What, is no one interested anymore in a little healthy lasciviousness? I planned on everyone wanting to ‘oooh’ and ‘awww’ over my sweet widdle angel girl. She’s going to be so disappointed, certainly because she knows I was trotting out all her wares for display. I hope this doesn’t spawn insecurity issues with her body image. 'Cause she looks mighty damn fine au naturale. You’d think she was born to it.

And I’ve apparently wasted a perfectly good raunchy title to boot, trying to salve her ego. Please don’t leave little Sagan feeling like an ugly duckling (!!). Oh, the inhumanity and travesty of it all. A gosh awful, non-flirty foul. Doper Dogs need to be sexy too! Come on, give 'er your best wolf whistle and whisper double entendres in her ears!! You’ll never know what all she can do with a Frisbe if ya don’t at least try.

::: pouty, come-hither doggie bedroom eyes staring right through you:::

Oh, and her hobbies are… chasing squirrels (you know what that means, don’t ya fellas?) and wearing latex bandannas.
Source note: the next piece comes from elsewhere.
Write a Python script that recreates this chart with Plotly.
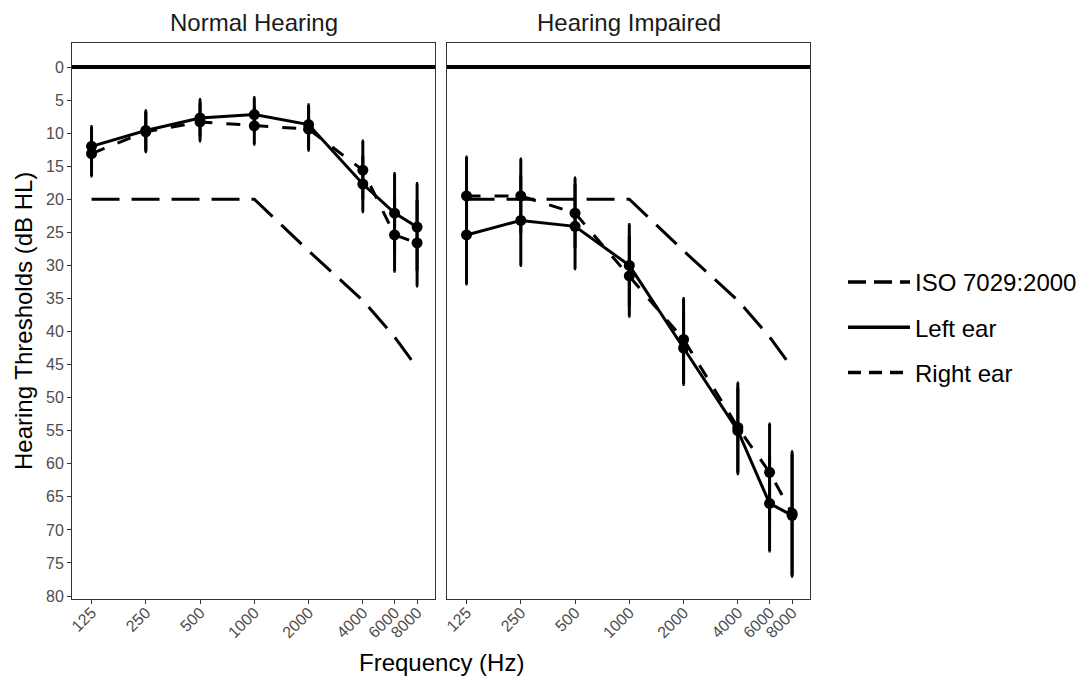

Her D/O/B is in the month of loooove, right close to Valentines Day and someday she aspires to be a vet and mother of fifteen, when the right rascal (Tramp?) comes along.

Perhaps you need to post some pictures of Sagan in dishabille?

You could even pose her licking a dog biscuit, or would that be too blatant? Too much in the vein of Doghouse magazine? Perhaps just sprawled coquettishly on her dog bed then?
Sorry, trying to think up good puns at this time of night is a bitch.

Thank you Bumbazine, for making our evening. I’ll run these suggestions by the Princess and see if she gives her wet slobbery kiss of approval. I’m sure anything is possible with a little airbrushing and some Scooby (she thinks he is SO fine!) snacks in the works. She promises that her very first autograph will go to you, and then from there you can put it up on eBay for all its worth.